There is some ancient code in library/evita/nominal_trainer.py which does
not work, but which was originally used to create the pickle files. The content
of the pickle files is also listed in a friendlier format in files with the .txt
extension in the same directory.
Back to the Evita nominal event logic. If the isEventCandidate() method returns true then the _conditionallyAddEvent() method will perform a few last checks and then add an event to the TarsqiDocument by asking the TarsqiTree to do the honours:
components.common_modules.chunks.Chunk
_conditionallyAddEvent(self, gramChunk=None):
gchunk = self.gramchunk if gramChunk is None else gramChunk
if (gchunk.head
and gchunk.head.getText() not in forms.be
and gchunk.head.getText() not in forms.spuriousVerb
and gchunk.evClass):
self.tree.addEvent(Event(gchunk))
This method is defined on Chunk and is used by VerbChunks as well. The core is to invoke addEvent() on the TarsqiTree instance in the tree variable, handing it an Event instance which was created from the GramNChunk (or GramVChunk for verb chunks).
components.common_modules.tree.TarsqiTree
addEvent(self, event):
event_attrs = dict(event.attrs)
eid = self.tarsqidoc.next_event_id()
eiid = "ei%s" % eid[1:]
event_attrs['eid'] = eid
event_attrs['eiid'] = eiid
token = event.tokens[-1]
self.tarsqidoc.add_event(token.begin, token.end, event_attrs)

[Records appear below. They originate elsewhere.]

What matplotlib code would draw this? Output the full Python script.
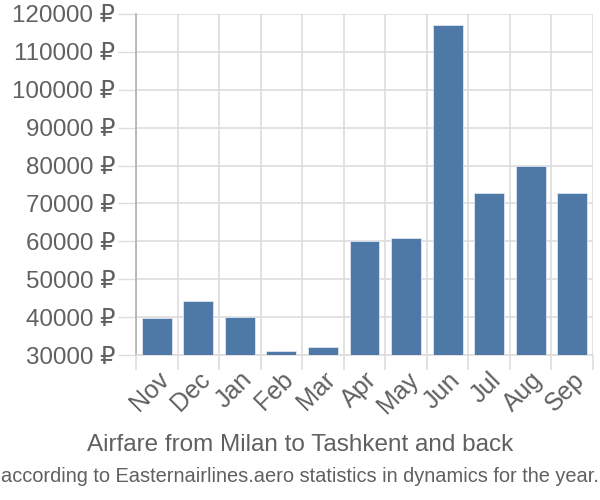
import matplotlib.pyplot as plt
from matplotlib.ticker import FixedLocator

months = ['Nov', 'Dec', 'Jan', 'Feb', 'Mar', 'Apr', 'May', 'Jun', 'Jul', 'Aug', 'Sep']
prices = [39800, 44200, 40100, 31000, 32000, 60100, 60800, 117100, 72700, 79800, 72700]
yticks = list(range(30000, 120001, 10000))

TEXT = '#606060'
GRID = '#dddddd'
BAR = '#4e79a7'
FONT = ['Liberation Sans', 'DejaVu Sans']

fig = plt.figure(figsize=(6, 5), dpi=100)
ax = fig.add_axes([136 / 600, 1 - 355 / 500, (593 - 136) / 600, (355 - 14) / 500])

x = list(range(len(months)))
ax.bar(x, prices, width=0.72, color=BAR, edgecolor='#dfe6ef', linewidth=0.6,
       bottom=0, zorder=3)

ax.set_xlim(-0.5, len(months) - 0.5)
ax.set_ylim(30000, 120000)

ax.set_yticks(yticks)
ax.set_yticklabels([f'{v} ₽' for v in yticks], family=FONT, fontsize=17.4, color=TEXT)
ax.set_xticks(x)
ax.set_xticklabels(months, family=FONT, fontsize=18, color=TEXT,
                   rotation=45, ha='right', rotation_mode='anchor')

ax.xaxis.set_minor_locator(FixedLocator([i - 0.5 for i in range(len(months) + 1)]))
ax.tick_params(axis='x', which='major', length=0, pad=9)
ax.tick_params(axis='x', which='minor', length=11, color=GRID, width=1.2)
ax.tick_params(axis='y', length=13, color=GRID, width=1, pad=2)

ax.grid(True, axis='y', color=GRID, linewidth=1.2, zorder=0)
ax.grid(True, axis='x', which='minor', color=GRID, linewidth=1.2, zorder=0)
ax.grid(False, axis='x', which='major')

for s in ['top', 'right']:
    ax.spines[s].set_visible(False)
ax.spines['bottom'].set_color(GRID)
ax.spines['bottom'].set_linewidth(1.2)
ax.spines['left'].set_color('#b0b0b0')
ax.spines['left'].set_linewidth(1.2)
ax.spines['left'].set_bounds(30000, 120000)

fig.text(300 / 600, 1 - 445 / 500, 'Airfare from Milan to Tashkent and back',
         ha='center', va='center', family=FONT, fontsize=17.5, color=TEXT)
fig.text(300 / 600, 1 - 476 / 500,
         'according to Easternairlines.aero statistics in dynamics for the year.',
         ha='center', va='center', family=FONT, fontsize=14.4, color=TEXT)

fig.savefig('out.png', dpi=100)
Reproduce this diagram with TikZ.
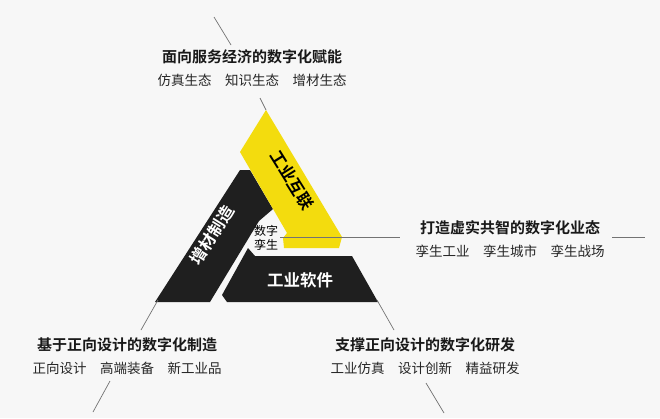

The TarsqiTree instance is handed most event features (tense and aspect and so on), but it is responsible for generating unique identifiers for the event (which it gets from the TarsqiDocument). Finally, it asks the TarsqiDocument to add the tag to the tags TagRepository, thereby exporting the component results as shown in the picture earlier in this section.